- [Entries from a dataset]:
begin

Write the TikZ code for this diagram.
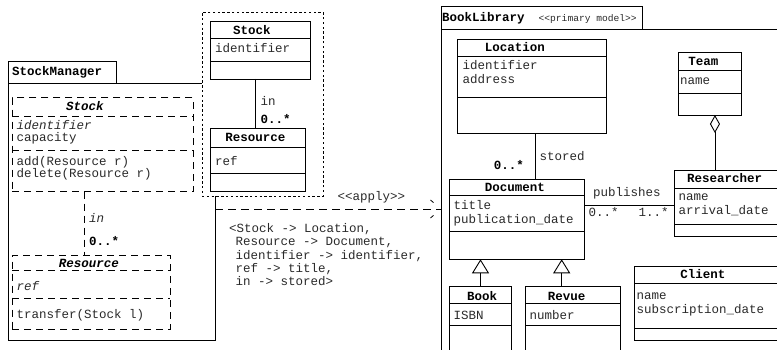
\documentclass[tikz,border=0pt]{standalone}
\usepackage{fontspec}
\setmainfont{Liberation Mono}[Ligatures=ResetAll]
\usetikzlibrary{arrows.meta}

\newcommand\fsz{\fontsize{12.5}{14}\selectfont}
\newcommand\fsmall{\fontsize{9.6}{11}\selectfont}
\definecolor{ink}{HTML}{2A2A2A}

% class box: style prefix, name, x1, y1, x2, y2, first separator, second separator
\newcommand\umlcls[8]{%
  \node[#1cls, minimum width={(#5-#3)*1pt}, minimum height={(#6-#4)*1pt}]
    (#2) at ({(#3+#5)/2},{(#4+#6)/2}) {};
  \draw[#1sep] (#3,#7) -- (#5,#7) (#3,#8) -- (#5,#8);}

\tikzset{
  solidcls/.style={draw, fill=white, line width=0.9pt, inner sep=0pt, outer sep=0pt},
  solidsep/.style={line width=0.9pt},
  dashcls/.style={draw, fill=white, line width=0.9pt, inner sep=0pt, outer sep=0pt,
                  dash pattern=on 7pt off 5pt},
  dashsep/.style={line width=0.9pt, dash pattern=on 7pt off 5pt},
  dotbox/.style={draw, fill=white, line width=0.8pt, inner sep=0pt, outer sep=0pt,
                 dash pattern=on 2.4pt off 2.4pt},
  attr/.style={anchor=base west, inner sep=0pt, font=\fsz, text=ink},
  ttl/.style={anchor=base, inner sep=0pt, font=\fsz\bfseries},
  ittl/.style={anchor=base, inner sep=0pt, font=\fsz\bfseries\itshape},
  iattr/.style={anchor=base west, inner sep=0pt, font=\fsz\itshape, text=ink},
  mult/.style={anchor=base west, inner sep=0pt, font=\fsz\bfseries},
  assoc/.style={line width=0.9pt},
  dashassoc/.style={line width=0.9pt, dash pattern=on 7pt off 5pt},
  depline/.style={line width=0.9pt, dash pattern=on 8pt off 5pt},
  gen/.style={line width=0.9pt, -{Triangle[open, length=14pt, width=17pt]}},
  aggr/.style={line width=0.9pt, {Diamond[open, length=18pt, width=10pt]}-},
}

\begin{document}
\begin{tikzpicture}[x=1pt, y=-1pt]
\useasboundingbox (0,0) rectangle (777,350);
\clip (0,0) rectangle (777,350);

% ---------- package StockManager ----------
\node[solidcls, minimum width=108pt, minimum height=22pt] (smTab) at (62,72) {};
\node[solidcls, minimum width=207pt, minimum height=257pt] (smBody) at (111.5,211.5) {};
\node[anchor=base west, inner sep=0pt, font=\fsz\bfseries] (smName) at (12,75.5) {StockManager};

% parameter model (dotted frame)
\node[dotbox, minimum width=121pt, minimum height=184pt] (srcModel) at (262.5,104) {};

\umlcls{solid}{pStock}{210}{21}{310}{79}{38}{61}
\node[ttl] (pStockT) at (252,34.2) {Stock};
\node[attr] (pStockA) at (215,52.5) {identifier};

\umlcls{solid}{pRes}{210.7}{128.3}{305}{191.7}{147.7}{173.3}
\node[ttl] (pResT) at (255.3,141.8) {Resource};
\node[attr] (pResA) at (215,165.2) {ref};

\draw[assoc] ([xshift=-4.3pt]pStock.south) -- ([xshift=-4.3pt]pStock.south |- pRes.north);
\node[attr] (pIn) at (260.5,105.5) {in};
\node[mult] (pMult) at (260.5,123.5) {0..*};

% template classes (dashed)
\umlcls{dash}{tStock}{12.3}{97.7}{193.3}{191.7}{116}{150.7}
\node[ittl] (tStockT) at (85,110.8) {Stock};
\node[iattr] (tStockA1) at (16.5,129.2) {identifier};
\node[attr] (tStockA2) at (16.5,141.8) {capacity};
\node[attr] (tStockM1) at (16.5,165.8) {add(Resource r)};
\node[attr] (tStockM2) at (16.5,177.8) {delete(Resource r)};

\umlcls{dash}{tRes}{12.3}{255}{170}{329}{270.7}{298.3}
\node[ittl] (tResT) at (88.8,267.8) {Resource};
\node[iattr] (tResA) at (16.5,290.8) {ref};
\node[attr] (tResM) at (16.5,318.5) {transfer(Stock l)};

\draw[dashassoc] ([xshift=-18.5pt]tStock.south) -- ([xshift=-18.5pt]tStock.south |- tRes.north);
\node[iattr] (tIn) at (88.8,222.8) {in};
\node[mult] (tMult) at (88.8,245.2) {0..*};

% ---------- package BookLibrary ----------
\node[solidcls, minimum width=201.3pt, minimum height=22.3pt] (blTab) at (541.65,17.85) {};
\node[solidcls, minimum width=359pt, minimum height=331pt] (blBody) at (620.5,194.5) {};
\node[anchor=base west, inner sep=0pt, font=\fsz\bfseries] (blName) at (442,21.2) {BookLibrary};
\node[anchor=base west, inner sep=0pt, font=\fsmall, text=ink] (blStereo) at (538.5,21.2) {{<}{<}primary model{>}{>}};

\umlcls{solid}{Location}{457.7}{39}{606.7}{133.3}{56.7}{97.7}
\node[ttl] (LocT) at (515,51.8) {Location};
\node[attr] (LocA1) at (462.5,69.2) {identifier};
\node[attr] (LocA2) at (462.5,83.5) {address};

\umlcls{solid}{Document}{449.3}{179}{584.3}{259.3}{195.7}{231.7}
\node[ttl] (DocT) at (515,191.8) {Document};
\node[attr] (DocA1) at (453.5,209.2) {title};
\node[attr] (DocA2) at (453.5,223.5) {publication\_date};

\draw[assoc] ([xshift=2.8pt]Location.south) -- ([xshift=2.8pt]Location.south |- Document.north);
\node[attr] (storedL) at (539.5,160.2) {stored};
\node[anchor=base east, inner sep=0pt, font=\fsz\bfseries] (storedM) at (524,169.2) {0..*};

\umlcls{solid}{Team}{678.7}{52.7}{741}{115}{70.7}{93.3}
\node[ttl] (TeamT) at (703.3,65.8) {Team};
\node[attr] (TeamA) at (680,84.5) {name};

\umlcls{solid}{Researcher}{674}{170}{800}{236.7}{188.3}{224}
\node[ttl] (ResT) at (724.7,182.5) {Researcher};
\node[attr] (ResA1) at (678.3,200.8) {name};
\node[attr] (ResA2) at (678.3,214.2) {arrival\_date};

\draw[aggr] ([xshift=5.1pt]Team.south) -- ([xshift=5.1pt]Team.south |- Researcher.north);

\coordinate (pubY) at (0,205);
\draw[assoc] (Document.east |- pubY) -- (Researcher.west |- pubY);
\node[attr] (pubL) at (593,196.8) {publishes};
\node[attr] (pubM1) at (588.5,216.8) {0..*};
\node[attr] (pubM2) at (638.5,216.8) {1..*};

\umlcls{solid}{Client}{634}{266.7}{800}{340}{283.3}{328.3}
\node[ttl] (CliT) at (702.8,278.5) {Client};
\node[attr] (CliA1) at (636.5,299.5) {name};
\node[attr] (CliA2) at (636.5,313.5) {subscription\_date};

\umlcls{solid}{Book}{449.3}{286}{511.7}{360}{303.3}{325}
\node[ttl] (BookT) at (482,300.2) {Book};
\node[attr] (BookA) at (453.5,319.2) {ISBN};

\umlcls{solid}{Revue}{525.7}{286}{620.7}{360}{303.3}{325}
\node[ttl] (RevT) at (566.7,300.2) {Revue};
\node[attr] (RevA) at (529.3,319.2) {number};

\draw[gen] (Book.north) -- (Book.north |- Document.south);
\draw[gen] ([xshift=-11.5pt]Revue.north) -- ([xshift=-11.5pt]Revue.north |- Document.south);

% ---------- binding between the two packages ----------
\coordinate (applyY) at (0,209.5);
\coordinate (applyEnd) at (blBody.west |- applyY);
\draw[depline] (smBody.east |- applyY) -- (applyEnd);
\draw[line width=0.8pt] (applyEnd) ++(-10.5,-9.5) -- ++(3,2.6);
\draw[line width=0.8pt] (applyEnd) ++(-10.5,8.5) -- ++(3,-2.6);
\node[attr] (applyL) at (337.5,200.8) {{<}{<}apply{>}{>}};
\node[attr] (bind1) at (229,232.5) {<Stock -> Location,};
\node[attr] (bind2) at (235.5,245.8) {Resource -> Document,};
\node[attr] (bind3) at (235.5,259.1) {identifier -> identifier,};
\node[attr] (bind4) at (235.5,272.4) {ref -> title,};
\node[attr] (bind5) at (235.5,285.7) {in -> stored>};
\end{tikzpicture}
\end{document}
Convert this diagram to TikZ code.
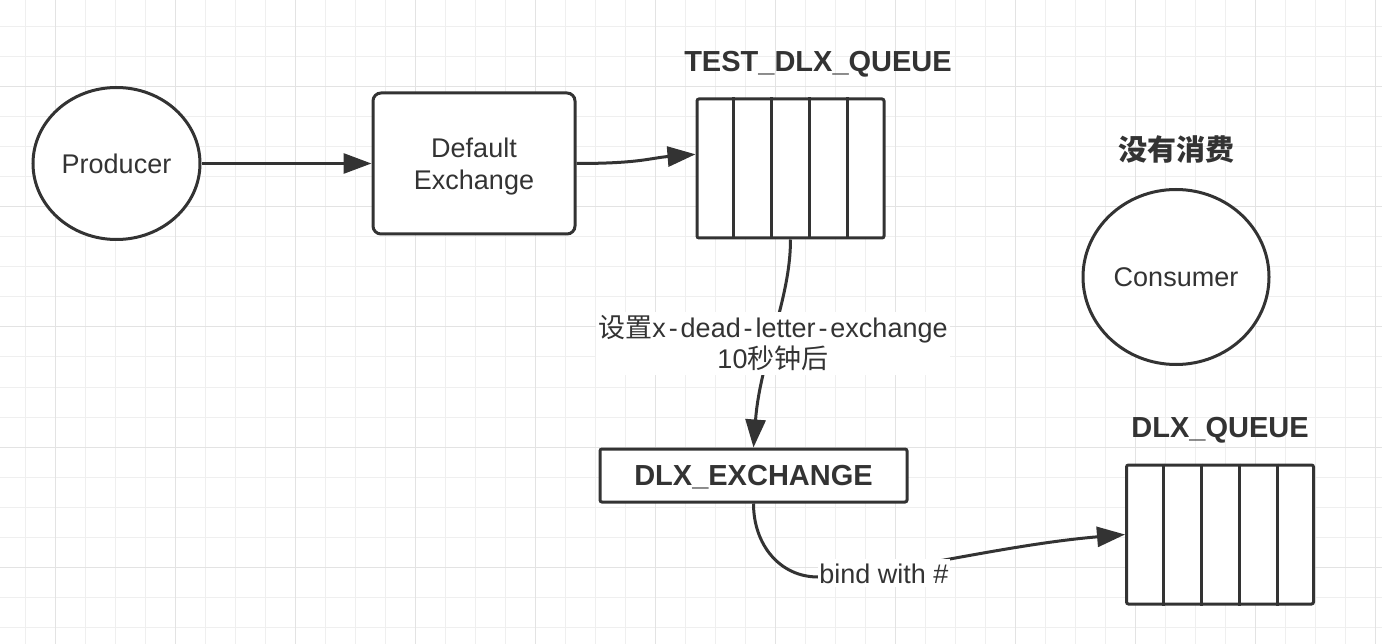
\documentclass[tikz,border=0pt]{standalone}
\usepackage{fontspec}
\setmainfont{Liberation Sans}
\newfontfamily\cjk{Noto Sans CJK SC}
\usetikzlibrary{shapes.geometric,arrows.meta,calc}
\definecolor{ink}{HTML}{333333}
\definecolor{gridminor}{HTML}{EFEFEF}
\definecolor{gridmajor}{HTML}{E3E3E3}
\newcommand\hy{\makebox[0.55em]{-}}
\begin{document}
\begin{tikzpicture}[x=1pt,y=-1pt,
  shp/.style={draw=ink, line width=3pt, fill=white, text=ink, inner sep=0pt},
  ellnode/.style={shp, ellipse, font=\fontsize{27}{32}\selectfont},
  exbox/.style={shp, rectangle, rounded corners=8pt, align=center, text height=53pt, text depth=0pt, font=\fontsize{27}{32}\selectfont},
  queuebox/.style={shp, rectangle, rounded corners=2pt, minimum width=187pt, minimum height=139pt},
  dlxbox/.style={shp, rectangle, rounded corners=2pt, minimum width=307pt, minimum height=53pt, text depth=0pt, font=\fontsize{29}{34}\selectfont\bfseries},
  title/.style={text=ink, inner sep=0pt, anchor=base, font=\fontsize{29}{34}\selectfont\bfseries},
  lblbox/.style={fill=white, text=ink, inner xsep=2pt, inner ysep=4pt, font=\fontsize{27}{31}\selectfont},
  divider/.style={draw=ink, line width=3pt},
  conn/.style={draw=ink, line width=3pt, -{Triangle[length=28pt,width=20pt]}}
]
% background and grid
\fill[white] (0,0) rectangle (1382,644);
\useasboundingbox (0,0) rectangle (1382,644);
\foreach \x in {25,55,...,1375} \draw[gridminor, line width=1pt] (\x,0) -- (\x,644);
\foreach \y in {27,57,...,627} \draw[gridminor, line width=1pt] (0,\y) -- (1382,\y);
\foreach \x in {55,175,...,1375} \draw[gridmajor, line width=1pt] (\x,0) -- (\x,644);
\foreach \y in {87,207,...,567} \draw[gridmajor, line width=1pt] (0,\y) -- (1382,\y);

% nodes
\node[ellnode, minimum width=167pt, minimum height=152pt] (prod) at (116.5,163.5) {Producer};
\node[exbox, minimum width=202pt, minimum height=141pt] (dex) at (474,163.5) {Default\\Exchange};
\node[queuebox] (q1) at (790.5,168.5) {};
\foreach \f in {0.2,0.4,0.6,0.8}
  \draw[divider] ($(q1.north west)!\f!(q1.north east)$) -- ($(q1.south west)!\f!(q1.south east)$);
\node[title] (q1lbl) at (818,72) {TEST\_DLX\_QUEUE};
\node[title] (nocons) at (1176,161) {\cjk\bfseries 没有消费};
\node[ellnode, minimum width=186pt, minimum height=175pt] (cons) at (1176,277) {Consumer};
\node[dlxbox] (dlx) at (753.5,475.5) {DLX\_EXCHANGE};
\node[queuebox] (q2) at (1220,534.5) {};
\foreach \f in {0.2,0.4,0.6,0.8}
  \draw[divider] ($(q2.north west)!\f!(q2.north east)$) -- ($(q2.south west)!\f!(q2.south east)$);
\node[title] (q2lbl) at (1220,437) {DLX\_QUEUE};

% connectors
\coordinate (q1in) at ($(q1.north west)!0.4!(q1.south west)$);
\draw[conn] (prod.east) -- (dex.west);
\draw[conn] (dex.east) .. controls (640,163.5) and (650,158) .. (q1in);
\draw[conn] (q1.south) .. controls (790.5,300) and (760,360) .. (dlx.north);
\draw[conn] (dlx.south) .. controls (753.5,545) and (780,577) .. (818,577)
  .. controls (880,577) and (1000,545) .. (q2.west);

% connector labels
\node[lblbox, align=center, anchor=base] (lbl1) at (773,369)
  {{\cjk 设置}x\hy dead\hy letter\hy exchange\\10{\cjk 秒钟后}};
\node[lblbox, inner xsep=1pt, anchor=base] (lbl2) at (884,583) {bind with \#};
\end{tikzpicture}
\end{document}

end

- [PROBLEM TO SOLVE]: From the first line above down to the line with "(#3,#7) -- (#5,#7) (#3,#8)", reproduce every line and no others, omitting pictures.

- [RESPONSE TO THE TASK]:
Write the TikZ code for this diagram.
\documentclass[tikz,border=0pt]{standalone}
\usepackage{fontspec}
\setmainfont{Liberation Mono}[Ligatures=ResetAll]
\usetikzlibrary{arrows.meta}

\newcommand\fsz{\fontsize{12.5}{14}\selectfont}
\newcommand\fsmall{\fontsize{9.6}{11}\selectfont}
\definecolor{ink}{HTML}{2A2A2A}

% class box: style prefix, name, x1, y1, x2, y2, first separator, second separator
\newcommand\umlcls[8]{%
  \node[#1cls, minimum width={(#5-#3)*1pt}, minimum height={(#6-#4)*1pt}]
    (#2) at ({(#3+#5)/2},{(#4+#6)/2}) {};
  \draw[#1sep] (#3,#7) -- (#5,#7) (#3,#8) -- (#5,#8);}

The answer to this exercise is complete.